*What is asked*. Search the listing for the string "document" and copy every line that contains it.

*Supplied information*.
########################################
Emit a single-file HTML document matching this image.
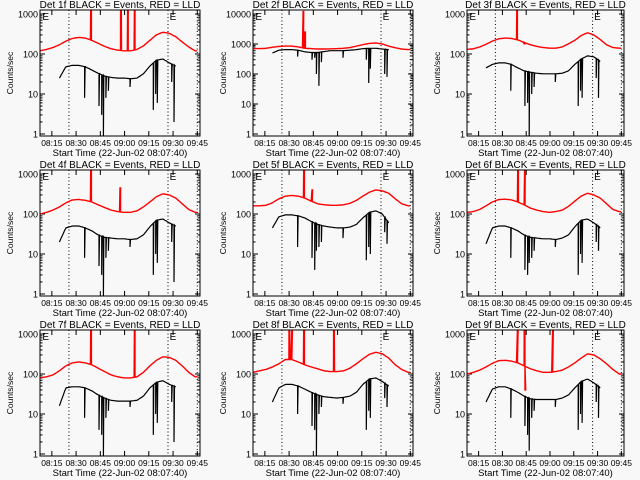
<!DOCTYPE html>
<html><head><meta charset="utf-8"><style>
html,body{margin:0;padding:0;background:#f8f8f8;}
svg{display:block;font-family:"Liberation Sans",sans-serif;}
</style></head><body>
<svg id="c" width="640" height="480" viewBox="0 0 640 480">
<rect width="640" height="480" fill="#f8f8f8"/>
</svg>
<script>
const redT=[0,4,8,12,16,20,24,28,32,36,40,44,48,52,56,60,64,68,72,76,80,84,88,92,96];
const blackT=[12,16,20,24,28,32,36,40,44,48,52,56,60,64,68,72,76,80,84];
const xTickLabels=["08:15","08:30","08:45","09:00","09:15","09:30","09:45"];
const xTickTimes=[7.33,22.33,37.33,52.33,67.33,82.33,97.33];
const dottedTimes=[17.9,79.2,97.3];
const panelNames=["1f","2f","3f","4f","5f","6f","7f","8f","9f"];
const panelDecades=[3,4,3,3,3,3,3,3,3];
const dipT=[27.6,36.5,38.2,39.2,40.8,42.3,55.7,70.1,71.6,72.6,81.5,82.9];

const p1Red=[120,130,145,170,210,245,260,250,220,185,155,135,125,120,120,130,160,220,300,350,330,270,200,150,120];
const p1Black=[25,48,52,52,48,40,33,28,26,25,25,24,25,32,50,70,75,60,50];
const p1Spikes=[[31.4,1200],[49.9,1200],[54.2,1200],[58.4,1200]];
const p1Dips=[8,5,3,0.8,8,12,15,4,10,6,20,2];

const p2Red=[700,700,720,780,830,850,850,800,720,700,680,680,690,700,720,760,850,950,1050,1080,1000,850,750,680,650];
const p2Black=[500,620,650,650,620,550,520,520,560,600,600,600,620,650,700,720,720,680,650];
const p2Spikes=[[31,12000],[32,2500]];
const p2Dips=[380,300,350,100,40,250,350,300,50,150,100,80];

const p3Red=[130,135,150,175,210,240,250,245,225,195,170,155,145,140,140,150,180,220,290,340,300,230,170,145,140];
const p3Black=[45,55,60,60,55,45,38,35,33,32,32,32,33,38,55,75,90,85,65];
const p3Spikes=[[31.4,1200],[36,180]];
const p3Dips=[12,5,6,0.8,10,15,20,5,12,8,25,8];

const p4Red=[100,110,125,150,190,225,230,220,200,170,145,125,115,110,110,120,150,200,270,320,300,250,180,130,110];
const p4Black=[20,45,50,50,45,38,30,26,25,24,24,23,24,30,48,70,75,60,50];
const p4Spikes=[[31.4,1200],[49.5,450]];
const p4Dips=[8,5,3,0.8,8,12,15,3,10,6,20,2];

const p5Red=[160,160,165,190,240,280,290,280,250,210,180,170,165,165,170,185,220,280,350,400,380,330,240,180,160];
const p5Black=[45,85,95,95,90,80,65,55,50,47,45,45,47,55,80,110,120,100,60];
const p5Spikes=[[31.4,1200],[36.5,400]];
const p5Dips=[15,8,4,12,15,20,25,7,15,10,35,18];

const p6Red=[110,115,130,160,200,230,235,225,200,170,140,125,115,110,115,125,155,210,280,330,300,250,180,130,115];
const p6Black=[18,45,50,50,45,38,30,26,25,24,24,23,25,30,48,70,75,60,45];
const p6Spikes=[[32,1200],[36.3,1200]];
const p6Dips=[8,4,3,6,8,12,15,3,10,6,20,12];

const p7Red=[80,85,95,120,160,190,200,190,170,140,115,95,85,80,80,85,110,160,220,270,260,220,160,110,85];
const p7Black=[16,45,48,48,45,38,30,25,22,21,21,21,22,28,45,62,68,55,48];
const p7Spikes=[[31.4,1200],[58.4,1200]];
const p7Dips=[8,4,3,0.8,8,12,15,3,10,6,20,2];

const p8Red=[110,120,130,150,180,230,230,200,170,150,135,120,115,115,120,140,180,240,310,350,320,250,170,130,110];
const p8Black=[20,45,55,55,50,42,35,30,27,26,25,26,28,35,55,75,80,65,50];
const p8Spikes=[[22.3,1200],[24,1200],[31.4,1200],[49.9,1200]];
const p8Dips=[10,5,4,0.8,10,15,18,4,12,8,25,15];

const p9Red=[100,110,125,150,185,215,220,210,190,160,135,120,110,110,115,125,150,190,250,320,300,240,180,130,100];
const p9Black=[20,42,48,48,42,35,28,24,23,23,23,23,25,30,45,65,75,60,45];
const p9Spikes=[[31.8,1200],[36.1,1200],[36.6,40],[54,1200]];
const p9Dips=[8,5,3,1.2,8,12,15,4,10,6,20,8];

const allRed=[p1Red,p2Red,p3Red,p4Red,p5Red,p6Red,p7Red,p8Red,p9Red];
const allBlack=[p1Black,p2Black,p3Black,p4Black,p5Black,p6Black,p7Black,p8Black,p9Black];
const allSpikes=[p1Spikes,p2Spikes,p3Spikes,p4Spikes,p5Spikes,p6Spikes,p7Spikes,p8Spikes,p9Spikes];
const allDips=[p1Dips,p2Dips,p3Dips,p4Dips,p5Dips,p6Dips,p7Dips,p8Dips,p9Dips];

const svg=document.getElementById('c');
const NS="http://www.w3.org/2000/svg";
function mk(tag,attrs,parent){const e=document.createElementNS(NS,tag);for(const k in attrs)e.setAttribute(k,attrs[k]);parent.appendChild(e);return e;}
function interp(ts,vs,t){if(t<=ts[0])return vs[0];for(let i=1;i<ts.length;i++){if(t<=ts[i]){const f=(t-ts[i-1])/(ts[i]-ts[i-1]);return Math.pow(10,Math.log10(vs[i-1])*(1-f)+Math.log10(vs[i])*f);}}return vs[vs.length-1];}

const colLeft=[40,253,467],colW=[160,160,157],rowTop=[10,170,330],boxH=126;
for(let p=0;p<9;p++){
  const bx=colLeft[p%3],bw=colW[p%3],by=rowTop[Math.floor(p/3)],dec=panelDecades[p];
  const X=t=>bx+t/99*bw;
  const Y=v=>by+4+(dec-Math.log10(v))*120/dec;
  const g=mk('g',{},svg);
  
  
  const cp=mk('clipPath',{id:'cp'+p},g);mk('rect',{x:bx,y:by,width:bw,height:boxH},cp);
  const ttl=mk('text',{x:bx+bw/2,y:by-2,'font-size':'10','text-anchor':'middle',fill:'#000'},g);
  ttl.textContent='Det '+panelNames[p]+' BLACK = Events, RED = LLD';
  
  
  // y ticks
  for(let d=0;d<=dec;d++){
    const yy=Y(Math.pow(10,d));
    mk('line',{x1:bx,x2:bx+5,y1:yy,y2:yy,stroke:'#000','stroke-width':1},g);
    mk('line',{x1:bx+bw-5,x2:bx+bw,y1:yy,y2:yy,stroke:'#000','stroke-width':1},g);
    const tl=mk('text',{x:bx-2,y:yy+3.5,'font-size':'9','text-anchor':'end',fill:'#000'},g);
    tl.textContent=String(Math.pow(10,d));
    
    
    if(d<dec){for(let m=2;m<10;m++){const ym=Y(m*Math.pow(10,d));
      mk('line',{x1:bx,x2:bx+2.5,y1:ym,y2:ym,stroke:'#000','stroke-width':1},g);
      mk('line',{x1:bx+bw-2.5,x2:bx+bw,y1:ym,y2:ym,stroke:'#000','stroke-width':1},g);}}
  }
  // x ticks
  for(let i=0;i<xTickTimes.length;i++){
    const xx=X(xTickTimes[i]);
    mk('line',{x1:xx,x2:xx,y1:by+boxH,y2:by+boxH-5,stroke:'#000'},g);
    mk('line',{x1:xx,x2:xx,y1:by,y2:by+5,stroke:'#000'},g);
    const tl=mk('text',{x:xx,y:by+boxH+10,'font-size':'8.5','text-anchor':'middle',fill:'#000'},g);
    tl.textContent=xTickLabels[i];
    
    
  }
  const xt=mk('text',{x:bx+bw/2,y:by+boxH+20,'font-size':'9.5','text-anchor':'middle',fill:'#000'},g);
  xt.textContent='Start Time (22-Jun-02 08:07:40)';
  
  
  const yt=mk('text',{x:0,y:0,'font-size':'8.5','text-anchor':'middle',fill:'#000',transform:'translate('+(bx-27)+','+(by+boxH/2)+') rotate(-90)'},g);
  yt.textContent='Counts/sec';
  
  
  // dotted lines
  for(const t of dottedTimes){const l=mk('line',{x1:X(t),x2:X(t),y1:by,y2:by+boxH,stroke:'#000','stroke-dasharray':'1,2.5'},g);
    
    }
  for(const t of [1.5,dottedTimes[1]+1]){const e=mk('text',{x:X(t),y:by+10,'font-size':'10',fill:'#000'},g);e.textContent='E';
    
    }
  const cg=mk('g',{'clip-path':'url(#cp'+p+')'},g);
  // red
  let rp=[];const rts=[...redT,99];const rvs=[...allRed[p],allRed[p][allRed[p].length-1]];
  const sp=allSpikes[p];
  for(let t=0;t<=97.5;t+=0.6){
    let v=interp(rts,rvs,t);rp.push(X(t).toFixed(1)+','+Y(v).toFixed(1));
    for(const s of sp){if(s[0]>=t&&s[0]<t+0.6){rp.push(X(s[0]).toFixed(1)+','+Y(s[1]).toFixed(1));rp.push(X(s[0]+0.4).toFixed(1)+','+Y(s[1]).toFixed(1));}}
  }
  const rl=mk('polyline',{points:rp.join(' '),fill:'none',stroke:'#ff0000','stroke-width':1.4},cg);
  
  
  // black
  let bp=[];const bv=allBlack[p];const dv=allDips[p];
  for(let t=blackT[0];t<=blackT[blackT.length-1];t+=0.6){
    let v=interp(blackT,bv,t);bp.push(X(t).toFixed(1)+','+Y(v).toFixed(1));
    for(let i=0;i<dipT.length;i++){if(dipT[i]>=t&&dipT[i]<t+0.6){const vv=interp(blackT,bv,dipT[i]);
      bp.push(X(dipT[i]).toFixed(1)+','+Y(vv).toFixed(1));bp.push(X(dipT[i]).toFixed(1)+','+Y(dv[i]).toFixed(1));bp.push(X(dipT[i]+0.3).toFixed(1)+','+Y(vv).toFixed(1));}}
  }
  const bl=mk('polyline',{points:bp.join(' '),fill:'none',stroke:'#000','stroke-width':1.2},cg);
  
  
  mk('rect',{x:bx,y:by,width:bw,height:boxH,fill:'none',stroke:'#000','stroke-width':1},g);
}
</script>
</body></html>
########################################
*Task answer*.
Emit a single-file HTML document matching this image.
const svg=document.getElementById('c');
function mk(tag,attrs,parent){const e=document.createElementNS(NS,tag);for(const k in attrs)e.setAttribute(k,attrs[k]);parent.appendChild(e);return e;}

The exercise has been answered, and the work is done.